Generative Pre-Trained Transformer (GPT)

Generative Pre-Trained Transformer (GPT)#

GPT is a type of Language Model

Let’s break this down piece-by-piece in reverse order:

Language Models
Large
Transformer
Pre-Trained
Generative

A Language Model (LM) is a model that assigns probabilities to sequences of words. Probabilities are estimated (the models are trained) using collections of naturally ocurring text, called a corpus. You can use a LM to select the most probable next word given a context of a preceding series of words.

Animated Transfomer

_images/lm-hist.png — Fig. 1 Evolution of language models over time#

Large

We call a language model large when:

The model has billions of parameters
The model has been trained on billions of words/tokens

Why the focus on large language models (LLMs)? Because as scale increases new emergent capabilities have appeared, such as complex reasoning. Smaller language models gave no indication that this would happen.

_images/wikipedia-list.png — Fig. 2 LLM List#

Transformer

Transformers were the key innovation that allowed language models to get large. They are a deep learning architecture that allow massive parallelization of training and inference on GPUs

_images/attention-is-all-you-need.png — Fig. 3 Attention Paper Annotated Version#

Pre-trained

Pre-trained language models have been trained via self-supervision on vast quantities of text. These are also called foundation models. They are not typically useful until…

Generative

Generative models are foundation models that have been further trained via supervised fine-tuning and reinforcement learning from human feedback (RLHF) to behave in a useful and safe manner, for example by responding to questions with answers like a chat assistant.

OpenAI:

OpenAI is an American artificial intelligence (AI) organization consisting of the non-profit OpenAI, Inc.[4] registered in Delaware and its for-profit subsidiary corporation OpenAI Global, LLC.[5] OpenAI researches artificial intelligence with the declared intention of developing “safe and beneficial” artificial general intelligence, which it defines as “highly autonomous systems that outperform humans at most economically valuable work”.[6]

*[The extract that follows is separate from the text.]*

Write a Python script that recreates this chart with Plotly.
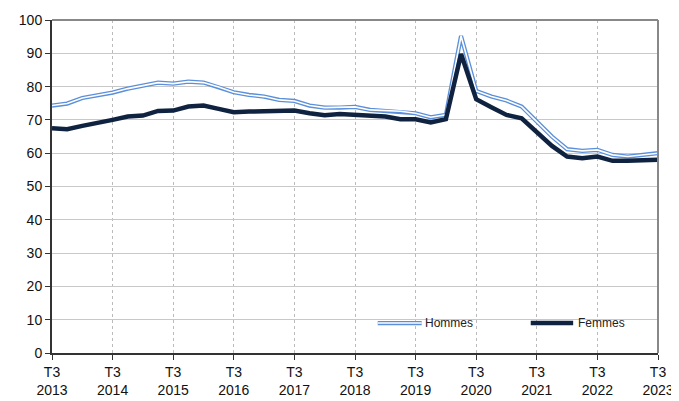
import plotly.graph_objects as go

years = list(range(2013, 2024))
tick_labels = [f"T3<br>{y}" for y in years]
quarters = list(range(41))

hommes = [74.3, 74.9, 76.6, 77.4, 78.2, 79.4, 80.2, 81.2, 80.9, 81.5,
          81.2, 79.9, 78.3, 77.5, 77.0, 76.0, 75.7, 74.3, 73.7, 73.7,
          73.9, 73.0, 72.7, 72.6, 72.0, 70.8, 71.5, 95.2, 78.7, 77.0,
          75.8, 74.0, 69.5, 65.0, 61.2, 60.7, 61.0, 59.5, 59.0, 59.5,
          60.0]
femmes = [67.5, 67.2, 68.2, 69.0, 70.0, 71.0, 71.3, 72.7, 72.8, 74.0,
          74.3, 73.3, 72.3, 72.5, 72.6, 72.4, 72.8, 72.0, 71.4, 71.8,
          71.5, 71.3, 71.0, 70.2, 70.2, 69.2, 70.2, 89.8, 76.2, 73.8,
          71.5, 70.5, 66.2, 62.2, 59.0, 58.5, 59.0, 57.7, 57.7, 57.8,
          58.0]

blue = "#5b8fd9"
navy = "#0f2341"
font = "Liberation Sans, Arial, sans-serif"

fig = go.Figure()
fig.add_trace(go.Scatter(x=quarters, y=hommes, mode="lines",
                         line=dict(color=blue, width=4.2), showlegend=False,
                         hoverinfo="skip"))
fig.add_trace(go.Scatter(x=quarters, y=hommes, mode="lines", name="Hommes",
                         line=dict(color="white", width=1.6), showlegend=False))
fig.add_trace(go.Scatter(x=quarters, y=femmes, mode="lines", name="Femmes",
                         line=dict(color=navy, width=4.5), showlegend=False))

# frame (top / right)
fig.add_shape(type="line", xref="paper", yref="paper", x0=0, x1=1, y0=1, y1=1,
              line=dict(color="#888888", width=2))
fig.add_shape(type="line", xref="paper", yref="paper", x0=1, x1=1, y0=0, y1=1,
              line=dict(color="#888888", width=2))

# manual legend
fig.add_shape(type="line", xref="x", yref="y", x0=21.5, x1=24.4, y0=9.0, y1=9.0,
              line=dict(color=blue, width=4.2))
fig.add_shape(type="line", xref="x", yref="y", x0=21.5, x1=24.4, y0=9.0, y1=9.0,
              line=dict(color="white", width=1.6))
fig.add_shape(type="line", xref="x", yref="y", x0=31.6, x1=34.4, y0=9.0, y1=9.0,
              line=dict(color=navy, width=4.5))
fig.add_annotation(x=24.5, y=9.0, xref="x", yref="y", text="Hommes", showarrow=False,
                   xanchor="left", yanchor="middle", font=dict(family=font, size=12, color="#222"))
fig.add_annotation(x=34.6, y=9.0, xref="x", yref="y", text="Femmes", showarrow=False,
                   xanchor="left", yanchor="middle", font=dict(family=font, size=12, color="#222"))

# page body has an 8px margin, so the figure is sized to fit the 679x401 window
fig.update_layout(
    width=671, height=393,
    margin=dict(l=44, r=21, t=12, b=48, autoexpand=False),
    paper_bgcolor="white", plot_bgcolor="white",
    font=dict(family=font, size=14, color="#111"),
    showlegend=False,
)
fig.update_xaxes(range=[0, 40], tickvals=list(range(0, 41, 4)), ticktext=tick_labels,
                 showgrid=True, gridcolor="#bbbbbb", griddash="dot", gridwidth=1,
                 showline=True, linecolor="#333333", linewidth=2,
                 ticks="outside", ticklen=5, tickcolor="#333333", zeroline=False,
                 tickfont=dict(size=14), automargin=False)
fig.update_yaxes(range=[0, 100], dtick=10, showgrid=True, gridcolor="#c8c8c8", gridwidth=1,
                 showline=True, linecolor="#333333", linewidth=2,
                 ticks="outside", ticklen=5, tickcolor="#333333", zeroline=False,
                 tickfont=dict(size=14), automargin=False)

fig.write_html("out.html")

OpenAI was founded in 2015 by Ilya Sutskever, Greg Brockman, Trevor Blackwell, Vicki Cheung, Andrej Karpathy, Durk Kingma, Jessica Livingston, John Schulman, Pamela Vagata, and Wojciech Zaremba, with Sam Altman and Elon Musk serving as the initial board members.Microsoft provided OpenAI Global LLC with a $1 billion investment in 2019 and a $10 billion investment in 2023.

_images/model-zoo.png — Fig. 4 Model Zoo#

_images/openai-llm-history.png — Fig. 5 GPT Generations#